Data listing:

+ + + + + + +

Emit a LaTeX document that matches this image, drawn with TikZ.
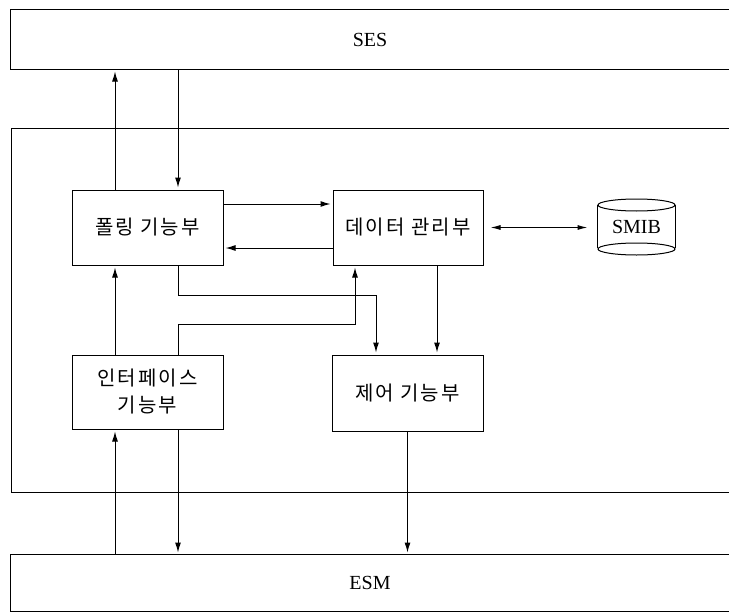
\documentclass[tikz,border=0pt]{standalone}
\usepackage{fontspec}
\setmainfont{Liberation Serif}
\newfontfamily\kor[LetterSpace=10]{Noto Sans CJK KR}
\usepackage{tikz}
\usetikzlibrary{arrows.meta}

\begin{document}
\begin{tikzpicture}[x=1pt,y=-1pt,line width=1pt,
    unit/.style={draw, minimum width=151pt, minimum height=75pt, inner sep=0pt,
        align=center, font=\kor\fontsize{20}{27}\selectfont},
    band/.style={minimum width=718pt, inner sep=0pt, font=\fontsize{20}{24}\selectfont},
    arr/.style={-{Latex[length=10pt,width=6pt]}, shorten >=2pt},
    dbl/.style={{Latex[length=10pt,width=5pt]}-{Latex[length=10pt,width=5pt]}}]
    \useasboundingbox (0,0) rectangle (729,613);

    \node[band, minimum height=59pt] (ses) at (370,39.5) {SES};
    \node[band, minimum height=56pt] (esm) at (370,583) {ESM};

    \coordinate (FA) at (11,128);
    \coordinate (FB) at (11,492);

    \node[unit] (poll) at (147.5,227.5) {폴링 기능부};
    \node[unit, minimum width=150pt] (data) at (408,227.5) {데이터 관리부};
    \node[unit, minimum height=74pt] (iface) at (147.5,392) {인터페이스\\기능부};
    \node[unit, minimum height=76pt] (ctrl) at (407.5,393) {제어 기능부};
    \node[minimum width=77pt, minimum height=55pt, inner sep=0pt,
        font=\fontsize{20}{24}\selectfont] (smib) at (636.5,227) {SMIB};

    \coordinate (la) at (115,0);
    \coordinate (lb) at (178,0);
    \coordinate (lc) at (355,0);
    \coordinate (ld) at (376,0);
    \coordinate (le) at (437,0);
    \coordinate (ra) at (0,204);
    \coordinate (rb) at (0,248);
    \coordinate (rc) at (0,295);
    \coordinate (rd) at (0,324);

    \draw (ses.north east) -- (ses.north west) -- (ses.south west) -- (ses.south east);
    \draw (esm.north east) -- (esm.north west) -- (esm.south west) -- (esm.south east);
    \draw (729,128) -- (FA) -- (FB) -- (729,492);

    \draw (smib.north west) ++(0,6) -- ++(0,43);
    \draw (smib.north east) ++(0,6) -- ++(0,43);
    \draw (smib.north) ++(0,6) ellipse [x radius=38.5pt, y radius=6pt];
    \draw (smib.south) ++(0,-6) ellipse [x radius=38.5pt, y radius=6pt];

    \draw[arr] (poll.north -| la) -- (ses.south -| la);
    \draw[arr] (ses.south -| lb) -- (poll.north -| lb);
    \draw[arr] (poll.east |- ra) -- (data.west |- ra);
    \draw[arr] (data.west |- rb) -- (poll.east |- rb);
    \draw[dbl, shorten <=7pt, shorten >=10pt] (data.east) -- (data.east -| smib.west);

    \draw[arr] (iface.north -| la) -- (poll.south -| la);
    \draw[arr] (poll.south -| lb) |- (ld |- rc) -- (ctrl.north -| ld);
    \draw[arr] (iface.north -| lb) |- (lc |- rd) -- (data.south -| lc);
    \draw[arr] (data.south -| le) -- (ctrl.north -| le);

    \draw[arr] (esm.north -| la) -- (iface.south -| la);
    \draw[arr] (iface.south -| lb) -- (esm.north -| lb);
    \draw[arr] (ctrl.south) -- (esm.north -| ctrl.south);
\end{tikzpicture}
\end{document}
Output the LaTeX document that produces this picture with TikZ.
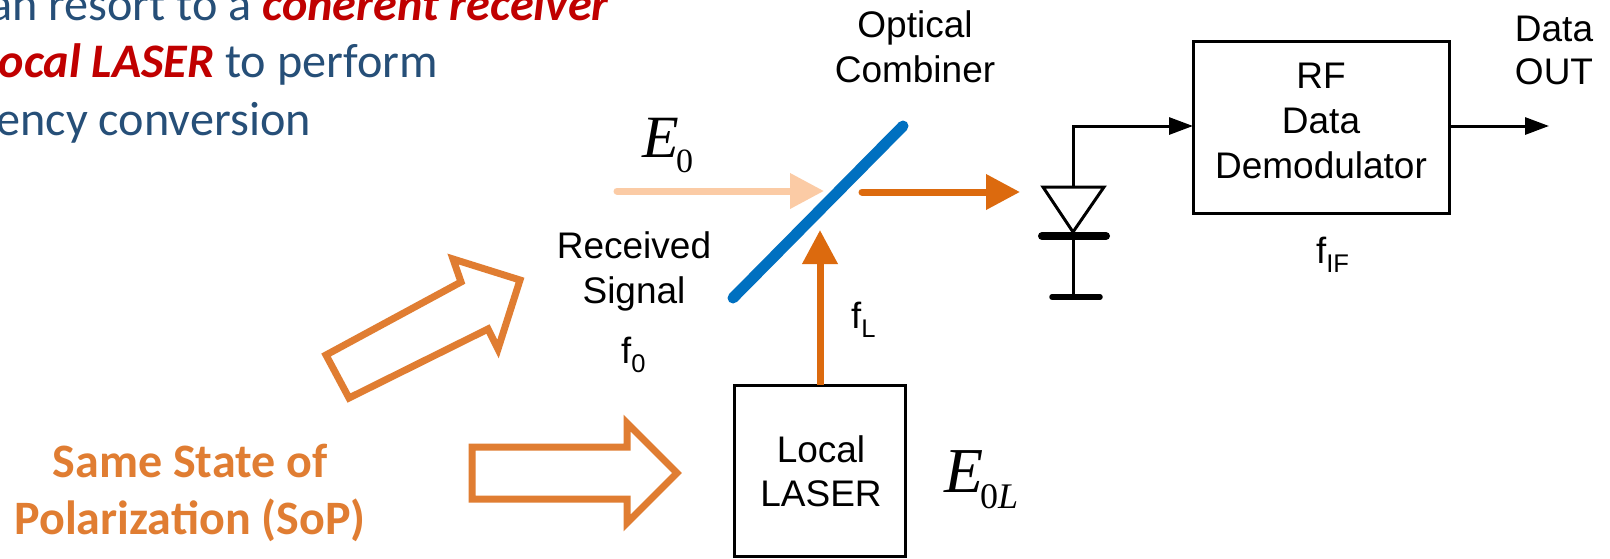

+ + + + + + +

> **TASK GOAL**
Please transcribe the material above exactly as written. Leave the pictures out.

> **ANSWER TO THIS PROBLEM**
Emit a LaTeX document that matches this image, drawn with TikZ.
\documentclass[tikz,border=0pt]{standalone}
\usepackage{fontspec}
\setmainfont{Liberation Serif}
\newfontfamily\kor[LetterSpace=10]{Noto Sans CJK KR}
\usepackage{tikz}
\usetikzlibrary{arrows.meta}

\begin{document}
\begin{tikzpicture}[x=1pt,y=-1pt,line width=1pt,
    unit/.style={draw, minimum width=151pt, minimum height=75pt, inner sep=0pt,
        align=center, font=\kor\fontsize{20}{27}\selectfont},
    band/.style={minimum width=718pt, inner sep=0pt, font=\fontsize{20}{24}\selectfont},
    arr/.style={-{Latex[length=10pt,width=6pt]}, shorten >=2pt},
    dbl/.style={{Latex[length=10pt,width=5pt]}-{Latex[length=10pt,width=5pt]}}]
    \useasboundingbox (0,0) rectangle (729,613);

    \node[band, minimum height=59pt] (ses) at (370,39.5) {SES};
    \node[band, minimum height=56pt] (esm) at (370,583) {ESM};

    \coordinate (FA) at (11,128);
    \coordinate (FB) at (11,492);

    \node[unit] (poll) at (147.5,227.5) {폴링 기능부};
    \node[unit, minimum width=150pt] (data) at (408,227.5) {데이터 관리부};
    \node[unit, minimum height=74pt] (iface) at (147.5,392) {인터페이스\\기능부};
    \node[unit, minimum height=76pt] (ctrl) at (407.5,393) {제어 기능부};
    \node[minimum width=77pt, minimum height=55pt, inner sep=0pt,
        font=\fontsize{20}{24}\selectfont] (smib) at (636.5,227) {SMIB};

    \coordinate (la) at (115,0);
    \coordinate (lb) at (178,0);
    \coordinate (lc) at (355,0);
    \coordinate (ld) at (376,0);
    \coordinate (le) at (437,0);
    \coordinate (ra) at (0,204);
    \coordinate (rb) at (0,248);
    \coordinate (rc) at (0,295);
    \coordinate (rd) at (0,324);

    \draw (ses.north east) -- (ses.north west) -- (ses.south west) -- (ses.south east);
    \draw (esm.north east) -- (esm.north west) -- (esm.south west) -- (esm.south east);
    \draw (729,128) -- (FA) -- (FB) -- (729,492);

    \draw (smib.north west) ++(0,6) -- ++(0,43);
    \draw (smib.north east) ++(0,6) -- ++(0,43);
    \draw (smib.north) ++(0,6) ellipse [x radius=38.5pt, y radius=6pt];
    \draw (smib.south) ++(0,-6) ellipse [x radius=38.5pt, y radius=6pt];

    \draw[arr] (poll.north -| la) -- (ses.south -| la);
    \draw[arr] (ses.south -| lb) -- (poll.north -| lb);
    \draw[arr] (poll.east |- ra) -- (data.west |- ra);
    \draw[arr] (data.west |- rb) -- (poll.east |- rb);
    \draw[dbl, shorten <=7pt, shorten >=10pt] (data.east) -- (data.east -| smib.west);

    \draw[arr] (iface.north -| la) -- (poll.south -| la);
    \draw[arr] (poll.south -| lb) |- (ld |- rc) -- (ctrl.north -| ld);
    \draw[arr] (iface.north -| lb) |- (lc |- rd) -- (data.south -| lc);
    \draw[arr] (data.south -| le) -- (ctrl.north -| le);

    \draw[arr] (esm.north -| la) -- (iface.south -| la);
    \draw[arr] (iface.south -| lb) -- (esm.north -| lb);
    \draw[arr] (ctrl.south) -- (esm.north -| ctrl.south);
\end{tikzpicture}
\end{document}
Output the LaTeX document that produces this picture with TikZ.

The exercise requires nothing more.